### PROVIDED RECORDS ###

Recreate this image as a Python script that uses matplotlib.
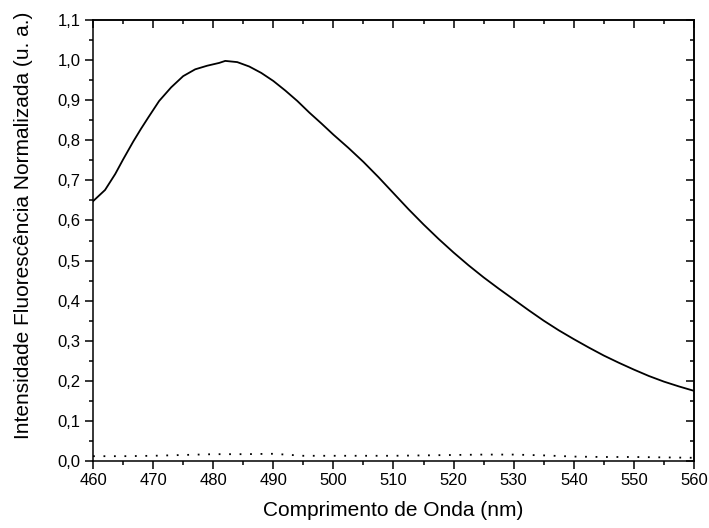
import matplotlib
matplotlib.use("Agg")
import matplotlib.pyplot as plt
from matplotlib.ticker import MultipleLocator, FuncFormatter

plt.rcParams['font.family'] = ['Liberation Sans', 'DejaVu Sans']

# espectro de fluorescencia normalizado (linha continua)
comprimento = [460, 462, 463.7, 465, 466.7, 468, 469.2, 471, 473, 475, 477,
               479, 481, 482, 484, 486, 488, 490, 492, 494, 496, 498, 500, 502.5,
               505, 507.5, 510, 512.5, 515, 517.5, 520, 522.5, 525, 527.5, 530,
               532.5, 535, 537.5, 540, 542.5, 545, 547.5, 550, 552.5, 555,
               557.5, 560]
intensidade = [0.648, 0.676, 0.716, 0.752, 0.797, 0.829, 0.857, 0.898, 0.932,
               0.960, 0.977, 0.986, 0.993, 0.998, 0.995, 0.984, 0.968, 0.948,
               0.924, 0.898, 0.869, 0.842, 0.814, 0.781, 0.746, 0.708, 0.668,
               0.628, 0.590, 0.554, 0.520, 0.488, 0.458, 0.430, 0.403, 0.376,
               0.350, 0.326, 0.304, 0.283, 0.263, 0.245, 0.228, 0.212, 0.198,
               0.186, 0.175]

# linha pontilhada (branco)
comprimento_b = [460, 465, 470, 475, 480, 485, 490, 495, 500, 505, 510, 515,
                 520, 525, 530, 535, 540, 545, 550, 555, 560]
intensidade_b = [0.012, 0.012, 0.013, 0.015, 0.017, 0.017, 0.018, 0.013, 0.013,
                 0.013, 0.013, 0.014, 0.015, 0.016, 0.016, 0.014, 0.011, 0.010,
                 0.010, 0.009, 0.008]

fig = plt.figure(figsize=(7.09, 5.28), dpi=100)
ax = fig.add_axes([0.1312, 0.1269, 0.8476, 0.8352])

ax.plot(comprimento, intensidade, color='black', lw=1.3)
ax.plot(comprimento_b, intensidade_b, color='black', lw=1.3,
        linestyle=(0, (1, 4.8)))

ax.set_xlim(460, 560)
ax.set_ylim(0.0, 1.1)

virgula = FuncFormatter(lambda v, p: f"{v:.1f}".replace('.', ','))
ax.xaxis.set_major_locator(MultipleLocator(10))
ax.xaxis.set_minor_locator(MultipleLocator(5))
ax.yaxis.set_major_locator(MultipleLocator(0.1))
ax.yaxis.set_minor_locator(MultipleLocator(0.05))
ax.yaxis.set_major_formatter(virgula)

for s in ax.spines.values():
    s.set_linewidth(1.1)

ax.tick_params(which='major', direction='out', length=5.8, width=1.1,
               labelsize=12, pad=3)
ax.tick_params(which='minor', direction='out', length=2.9, width=1.1)

# eixos de cima e da direita com ticks para dentro
top = ax.secondary_xaxis('top')
top.xaxis.set_major_locator(MultipleLocator(10))
top.xaxis.set_minor_locator(MultipleLocator(5))
top.tick_params(which='major', direction='in', length=5.8, width=1.1, labeltop=False)
top.tick_params(which='minor', direction='in', length=2.9, width=1.1)
right = ax.secondary_yaxis('right')
right.yaxis.set_major_locator(MultipleLocator(0.1))
right.yaxis.set_minor_locator(MultipleLocator(0.05))
right.tick_params(which='major', direction='in', length=5.8, width=1.1, labelright=False)
right.tick_params(which='minor', direction='in', length=2.9, width=1.1)
top.spines['top'].set_linewidth(1.1)
right.spines['right'].set_linewidth(1.1)

ax.set_xlabel('Comprimento de Onda (nm)', fontsize=15, labelpad=9)
ax.set_ylabel('Intensidade Fluorescência Normalizada (u. a.)', fontsize=15)
ax.yaxis.set_label_coords(-0.10, 0.535)

fig.savefig('out.png', dpi=100)
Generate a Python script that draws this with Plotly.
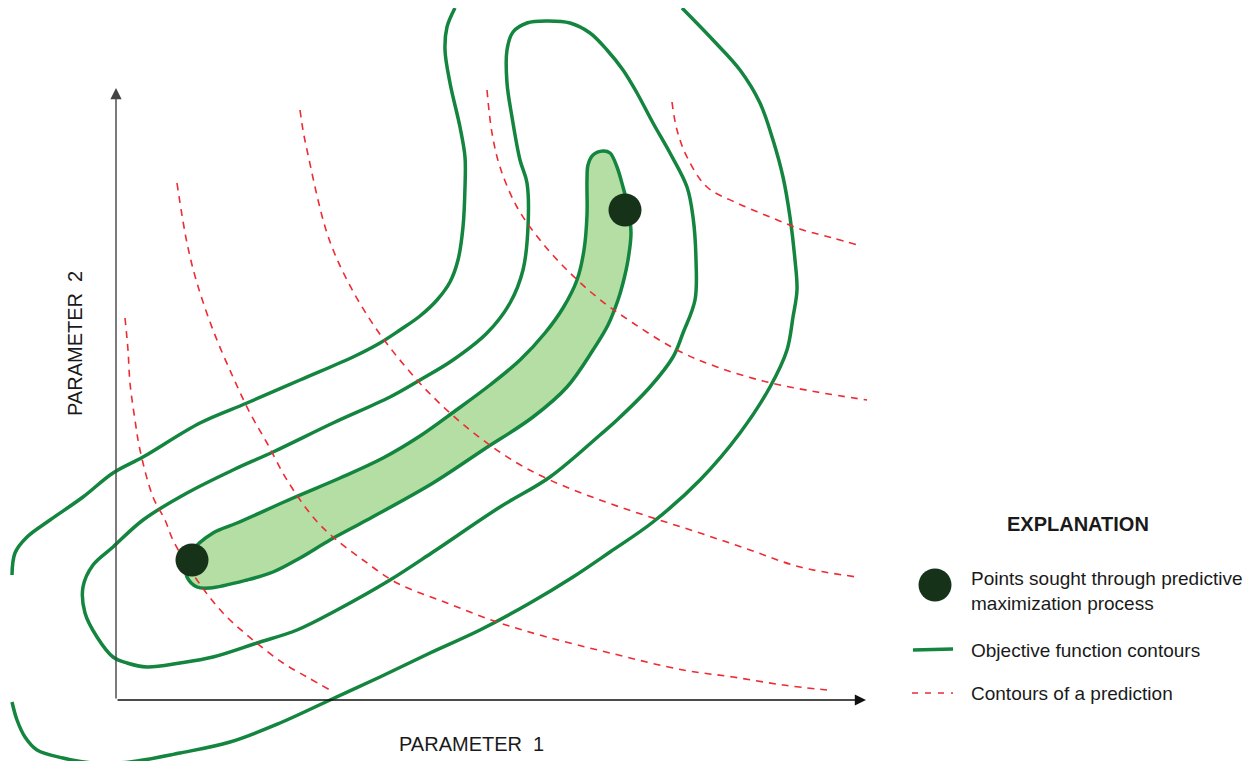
import plotly.graph_objects as go

# contour traces (x, y in picture units, y downwards)
outer_top_x = [455, 447, 445, 450, 460, 465, 465, 463, 458, 450, 437, 420, 400, 380, 353, 300, 247, 200, 143, 113, 83, 50, 27, 15, 12]
outer_top_y = [8, 27, 50, 83, 127, 157, 187, 227, 260, 282, 300, 316, 330, 343, 357, 380, 403, 423, 457, 473, 497, 520, 537, 553, 575]

outer_bot_x = [12, 17, 25, 37, 63, 93, 130, 180, 230, 280, 330, 380, 430, 480, 530, 573, 610, 653, 700, 740, 770, 787, 793, 797, 795, 790, 783, 773, 760, 740, 713, 682]
outer_bot_y = [702, 720, 737, 750, 758, 763, 762, 753, 742, 723, 700, 677, 653, 630, 603, 577, 552, 522, 480, 433, 387, 350, 317, 290, 260, 217, 177, 140, 103, 70, 40, 8]

middle_x = [507, 507, 513, 527, 547, 570, 590, 607, 623, 637, 653, 670, 687, 693, 696, 695, 683, 673, 650, 617, 600, 550, 500, 433, 390, 337, 297, 257, 213, 180, 147, 127, 113, 97, 85, 83, 93, 113, 143, 187, 233, 273, 333, 390, 420, 453, 487, 510, 523, 528, 527, 520, 512, 507]
middle_y = [83, 50, 32, 23, 21, 23, 33, 50, 70, 93, 123, 153, 187, 217, 260, 300, 333, 357, 387, 420, 435, 477, 507, 552, 580, 610, 630, 643, 657, 663, 667, 663, 657, 637, 613, 587, 565, 547, 520, 493, 470, 452, 423, 397, 380, 360, 333, 303, 270, 227, 183, 160, 117, 83]

inner_x = [187, 186, 192, 213, 237, 293, 340, 383, 420, 455, 490, 520, 545, 563, 577, 584, 587, 587, 588, 593, 603, 610, 617, 623, 628, 631, 628, 623, 618, 608, 593, 567, 533, 483, 433, 367, 330, 300, 273, 247, 210, 197, 187]
inner_y = [577, 565, 551, 533, 523, 498, 478, 458, 436, 411, 385, 360, 333, 308, 280, 250, 215, 180, 165, 155, 151, 153, 167, 187, 207, 233, 260, 283, 300, 325, 350, 387, 417, 450, 483, 520, 540, 558, 572, 580, 588, 587, 577]

pred1_x = [125, 128, 130, 135, 140, 153, 165, 173, 197, 223, 253, 283, 307, 330]
pred1_y = [318, 350, 383, 420, 450, 497, 520, 540, 580, 613, 640, 663, 677, 690]
pred2_x = [177, 187, 197, 213, 233, 250, 267, 287, 313, 333, 363, 397, 447, 497, 547, 610, 683, 733, 783, 827]
pred2_y = [183, 243, 283, 330, 377, 413, 443, 480, 517, 537, 560, 583, 603, 622, 637, 653, 670, 677, 685, 690]
pred3_x = [300, 303, 307, 327, 347, 377, 417, 450, 483, 517, 550, 600, 650, 700, 750, 800, 857]
pred3_y = [110, 130, 150, 233, 280, 330, 380, 413, 440, 463, 480, 500, 517, 533, 550, 567, 577]
pred4_x = [487, 492, 500, 517, 540, 567, 598, 633, 677, 717, 767, 817, 867]
pred4_y = [90, 133, 167, 207, 240, 270, 298, 323, 350, 367, 382, 392, 400]
pred5_x = [672, 677, 687, 707, 737, 770, 803, 833, 858]
pred5_y = [102, 130, 157, 187, 203, 217, 230, 238, 245]

points_x = [192, 625]
points_y = [560, 210]

GREEN = "#13853f"
RED = "#ee2a33"
DARK = "#163219"
FONT = "Liberation Sans Narrow, Arial Narrow, sans-serif"

fig = go.Figure()

green_line = dict(color=GREEN, width=3.5, shape="spline", smoothing=1.0)
red_line = dict(color=RED, width=1.6, dash="7px,6px", shape="spline", smoothing=1.0)

fig.add_trace(go.Scatter(x=inner_x, y=inner_y, mode="lines", fill="toself", fillcolor="#b5dea5", line=green_line))
for xs, ys in [(outer_top_x, outer_top_y), (outer_bot_x, outer_bot_y), (middle_x, middle_y)]:
    fig.add_trace(go.Scatter(x=xs, y=ys, mode="lines", line=green_line))
for xs, ys in [(pred1_x, pred1_y), (pred2_x, pred2_y), (pred3_x, pred3_y), (pred4_x, pred4_y), (pred5_x, pred5_y)]:
    fig.add_trace(go.Scatter(x=xs, y=ys, mode="lines", line=red_line))

fig.add_trace(go.Scatter(x=points_x, y=points_y, mode="markers", marker=dict(size=33, color=DARK)))

# legend symbols
fig.add_trace(go.Scatter(x=[935], y=[585], mode="markers", marker=dict(size=33, color=DARK)))
fig.add_trace(go.Scatter(x=[913, 953], y=[650, 649], mode="lines", line=dict(color=GREEN, width=3.5)))
fig.add_trace(go.Scatter(x=[912, 953], y=[693, 693], mode="lines", line=dict(color=RED, width=1.6, dash="6px,7px")))

# axes with arrows
axis_arrows = [
    dict(x=866, y=700, ax=116, ay=700, color="#111111"),
    dict(x=116, y=88, ax=116, ay=700, color="#444444"),
]
for a in axis_arrows:
    fig.add_annotation(x=a["x"], y=a["y"], ax=a["ax"], ay=a["ay"], xref="x", yref="y", axref="x", ayref="y",
                       showarrow=True, arrowhead=2, arrowsize=1.6, arrowwidth=1.4, arrowcolor=a["color"], text="")

texts = [
    dict(x=471, y=744, text="PARAMETER  1", size=20, angle=0, xanchor="center"),
    dict(x=75, y=344, text="PARAMETER  2", size=20, angle=-90, xanchor="center"),
    dict(x=1078, y=524, text="<b>EXPLANATION</b>", size=20, angle=0, xanchor="center"),
    dict(x=969, y=591, text="Points sought through predictive<br>maximization process", size=19, angle=0, xanchor="left"),
    dict(x=969, y=650, text="Objective function contours", size=19, angle=0, xanchor="left"),
    dict(x=969, y=693, text="Contours of a prediction", size=19, angle=0, xanchor="left"),
]
for t in texts:
    fig.add_annotation(x=t["x"], y=t["y"], text=t["text"], showarrow=False, textangle=t["angle"],
                       xanchor=t["xanchor"], yanchor="middle", align="left",
                       font=dict(family=FONT, size=t["size"], color="#1a1a1a"))

fig.update_xaxes(range=[8, 1250], visible=False)
fig.update_yaxes(range=[761, 8], visible=False)
fig.update_layout(
    width=1242,
    height=753,
    margin=dict(l=0, r=0, t=0, b=0),
    showlegend=False,
    plot_bgcolor="white",
    paper_bgcolor="white",
)

fig.write_html("out.html")
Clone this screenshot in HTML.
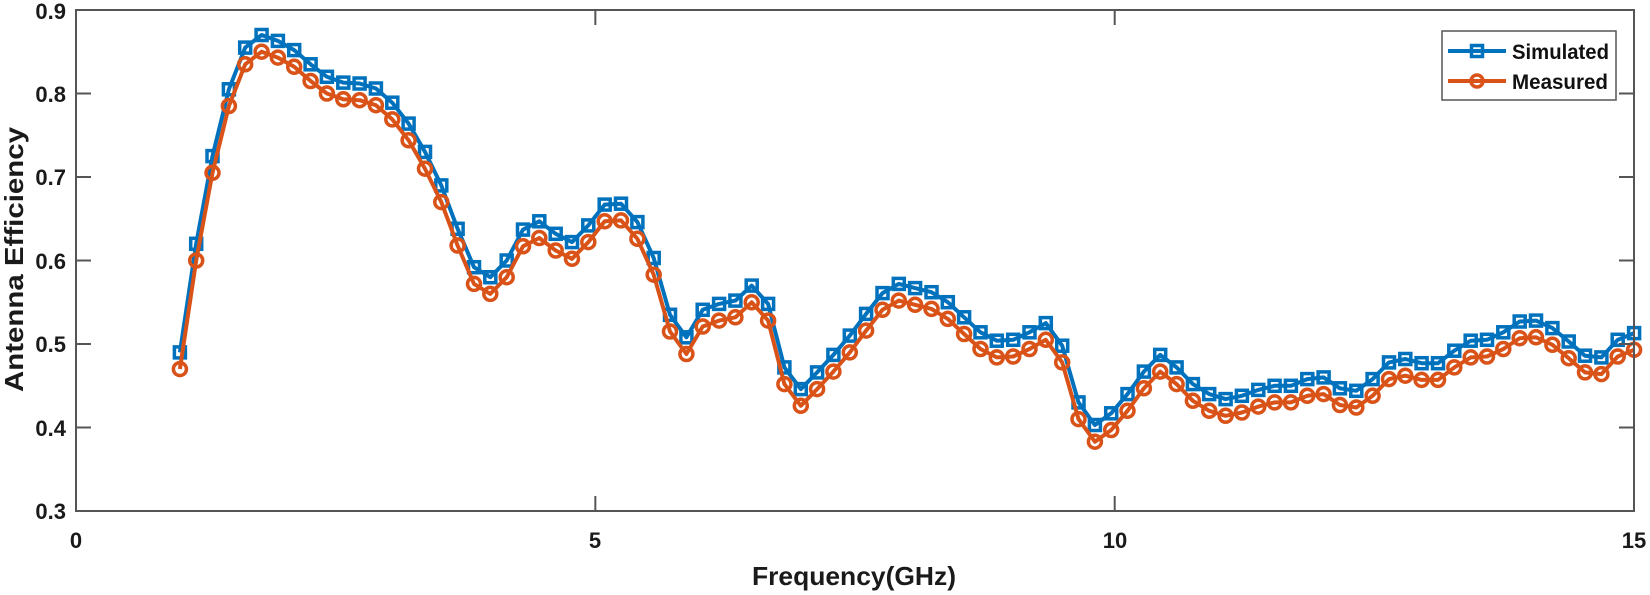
<!DOCTYPE html>
<html><head><meta charset="utf-8"><style>
html,body{margin:0;padding:0;background:#fff;}
svg{display:block;font-family:"Liberation Sans",Arial,sans-serif;font-weight:bold;}
</style></head><body>
<svg id="s" width="1650" height="595" viewBox="0 0 1650 595" xmlns="http://www.w3.org/2000/svg">
<rect x="0" y="0" width="1650" height="595" fill="#fff"/>
<g id="plot"></g>
<rect x="76" y="10" width="1558" height="501" fill="none" stroke="#555" stroke-width="2"/>
<g id="ticks" stroke="#555" stroke-width="2"></g>
<g font-size="22" fill="#1a1a1a" text-anchor="end">
<text x="66" y="519">0.3</text>
<text x="66" y="436">0.4</text>
<text x="66" y="352">0.5</text>
<text x="66" y="269">0.6</text>
<text x="66" y="185">0.7</text>
<text x="66" y="102">0.8</text>
<text x="66" y="19">0.9</text>
</g>
<g font-size="22" fill="#1a1a1a" text-anchor="middle">
<text x="76" y="548">0</text>
<text x="595" y="548">5</text>
<text x="1115" y="548">10</text>
<text x="1634" y="548">15</text>
</g>
<text x="752" y="585" font-size="26" textLength="204" lengthAdjust="spacingAndGlyphs" fill="#1a1a1a">Frequency(GHz)</text>
<text transform="translate(23,392) rotate(-90)" font-size="26" textLength="265" lengthAdjust="spacingAndGlyphs" fill="#1a1a1a">Antenna Efficiency</text>
<rect x="1442" y="31" width="174" height="69" fill="#fff" stroke="#555" stroke-width="1.5"/>
<line x1="1448" y1="51" x2="1506" y2="51" stroke="#0072bd" stroke-width="4"/>
<rect x="1471.5" y="45.5" width="11" height="11" fill="none" stroke="#0072bd" stroke-width="3.5"/>
<line x1="1448" y1="81" x2="1506" y2="81" stroke="#d95319" stroke-width="4"/>
<circle cx="1477" cy="81" r="6" fill="none" stroke="#d95319" stroke-width="3.5"/>
<text x="1512" y="59" font-size="21" fill="#111" textLength="97" lengthAdjust="spacingAndGlyphs">Simulated</text>
<text x="1512" y="89" font-size="21" fill="#111" textLength="96" lengthAdjust="spacingAndGlyphs">Measured</text>
</svg>
<script>
var v=[0.49,0.62,0.725,0.805,0.855,0.87,0.863,0.852,0.835,0.82,0.813,0.812,0.806,0.789,0.764,0.73,0.69,0.638,0.592,0.58,0.6,0.637,0.647,0.632,0.622,0.642,0.667,0.668,0.646,0.603,0.535,0.508,0.541,0.548,0.552,0.57,0.548,0.472,0.446,0.466,0.487,0.51,0.536,0.561,0.572,0.567,0.562,0.55,0.532,0.514,0.504,0.505,0.514,0.525,0.498,0.43,0.403,0.417,0.44,0.467,0.487,0.472,0.452,0.44,0.434,0.438,0.445,0.45,0.45,0.458,0.46,0.447,0.444,0.458,0.478,0.482,0.477,0.477,0.492,0.504,0.505,0.514,0.527,0.528,0.519,0.503,0.486,0.484,0.505,0.513];
var N=v.length,X=function(f){return 76+f*103.87},Y=function(a){return 511-(a-0.3)*835};
var g=document.getElementById('plot'),h='';
var pb='',po='';
for(var i=0;i<N;i++){var f=1+14*i/(N-1);var x=X(f);var yb=Y(v[i]);var yo=Y(v[i]-0.02);
pb+=(i?'L':'M')+x.toFixed(1)+' '+yb.toFixed(1);po+=(i?'L':'M')+x.toFixed(1)+' '+yo.toFixed(1);}
h+='<path d="'+pb+'" fill="none" stroke="#0072bd" stroke-width="4" stroke-linejoin="round"/>';
for(var i=0;i<N;i++){var f=1+14*i/(N-1);h+='<rect x="'+(X(f)-5.5).toFixed(1)+'" y="'+(Y(v[i])-5.5).toFixed(1)+'" width="11" height="11" fill="none" stroke="#0072bd" stroke-width="3.5"/>';}
h+='<path d="'+po+'" fill="none" stroke="#d95319" stroke-width="4" stroke-linejoin="round"/>';
for(var i=0;i<N;i++){var f=1+14*i/(N-1);h+='<circle cx="'+X(f).toFixed(1)+'" cy="'+Y(v[i]-0.02).toFixed(1)+'" r="6.5" fill="none" stroke="#d95319" stroke-width="3.5"/>';}
g.innerHTML=h;
var t='';
for(var k=1;k<6;k++){var y=Y(0.3+k*0.1);t+='<line x1="76" y1="'+y+'" x2="91" y2="'+y+'"/><line x1="1619" y1="'+y+'" x2="1634" y2="'+y+'"/>';}
[5,10].forEach(function(f){var x=X(f);t+='<line x1="'+x+'" y1="511" x2="'+x+'" y2="496"/><line x1="'+x+'" y1="10" x2="'+x+'" y2="25"/>';});
document.getElementById('ticks').innerHTML=t;
</script>
</body></html>
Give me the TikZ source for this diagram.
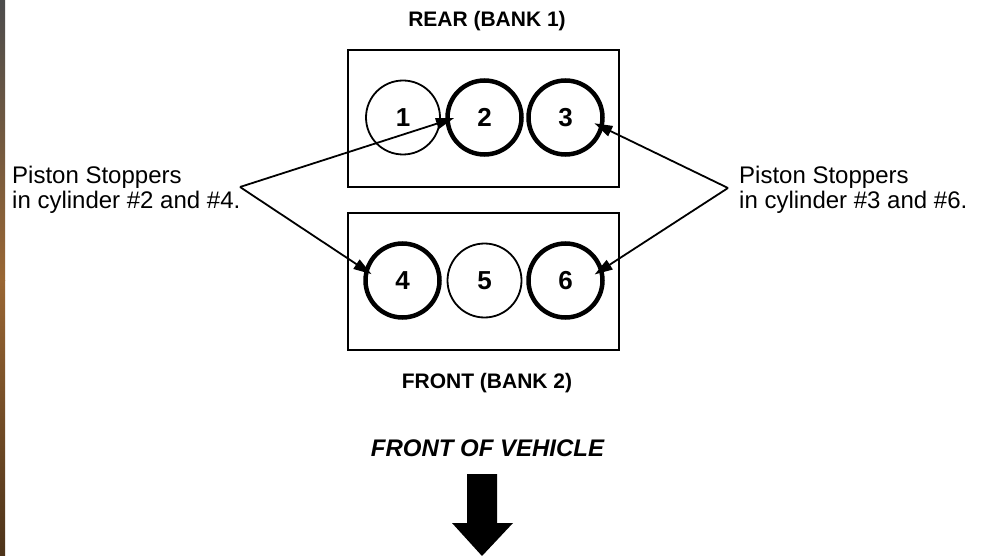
\documentclass[tikz,border=0pt]{standalone}
\usepackage{fontspec}
\setmainfont{Liberation Sans}
\usetikzlibrary{arrows.meta,calc}
\begin{document}
\begin{tikzpicture}[x=1pt,y=-1pt,
  blockbox/.style={draw=black,line width=2.2pt},
  cyl/.style={circle,draw=black,minimum size=74pt,inner sep=0pt,font=\fontsize{26}{28}\selectfont\bfseries},
  thin cyl/.style={cyl,line width=1.8pt},
  thick cyl/.style={cyl,line width=4.5pt},
  heading/.style={font=\fontsize{21}{24}\selectfont\bfseries,inner sep=0pt},
  note/.style={font=\fontsize{24}{25}\selectfont,align=left,inner sep=0pt,anchor=west},
  pointer/.style={line width=1.8pt,-{Triangle[length=18pt,width=11pt]}}
]
\useasboundingbox (0,0) rectangle (985,556);
\fill[white] (0,0) rectangle (985,556);
% photo edge at the left
\shade[top color=black!70,bottom color=brown!80!black] (0,0) rectangle (5,280);
\shade[top color=brown!80!black,bottom color=brown!40!black] (0,280) rectangle (5,556);

% blocks
\draw[blockbox] (348,50) rectangle (619,187);
\draw[blockbox] (348,213) rectangle (619,350);

% cylinders
\node[thin cyl]  (c1) at (403,117.5) {1};
\node[thick cyl] (c2) at (484.5,117.5) {2};
\node[thick cyl] (c3) at (565.5,117.5) {3};
\node[thick cyl] (c4) at (402.5,280.5) {4};
\node[thin cyl]  (c5) at (484.5,280.5) {5};
\node[thick cyl] (c6) at (565.5,280.5) {6};

% headings
\node[heading] (rear) at (487,21) {REAR (BANK 1)};
\node[heading] (front) at (487,383) {FRONT (BANK 2)};
\node[heading,font=\fontsize{24}{26}\selectfont\bfseries\itshape] (fov) at (487.5,448.5) {FRONT OF VEHICLE};

% notes
\node[note] (nl) at (12,190) {Piston Stoppers\\in cylinder \#2 and \#4.};
\node[note] (nr) at (739,190) {Piston Stoppers\\in cylinder \#3 and \#6.};

\coordinate (L) at (240,187);
\coordinate (R) at (728,188);
\draw[pointer,shorten >=-9pt] (L) -- (c2.185);
\draw[pointer,shorten >=-8pt] (L) -- (c4.164);
\draw[pointer,shorten >=-10pt] (R) -- (c3.-15);
\draw[pointer,shorten >=-10pt] (R) -- (c6.17);

% big arrow
\fill[black] (467,474) -- (497,474) -- (497,523) -- (513,523) -- (482,556) -- (452,523) -- (467,523) -- cycle;
\end{tikzpicture}
\end{document}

###

* **PROBLEM TO WORK ON**:
In the records above, find the line containing "plt.rcParams['font.family'] = ['Liberation" and output every line from the first through that one, exactly, omitting pictures.

* **FULL RESPONSE**:
Recreate this image as a Python script that uses matplotlib.
import matplotlib
matplotlib.use("Agg")
import matplotlib.pyplot as plt
from matplotlib.ticker import MultipleLocator, FuncFormatter

plt.rcParams['font.family'] = ['Liberation Sans', 'DejaVu Sans']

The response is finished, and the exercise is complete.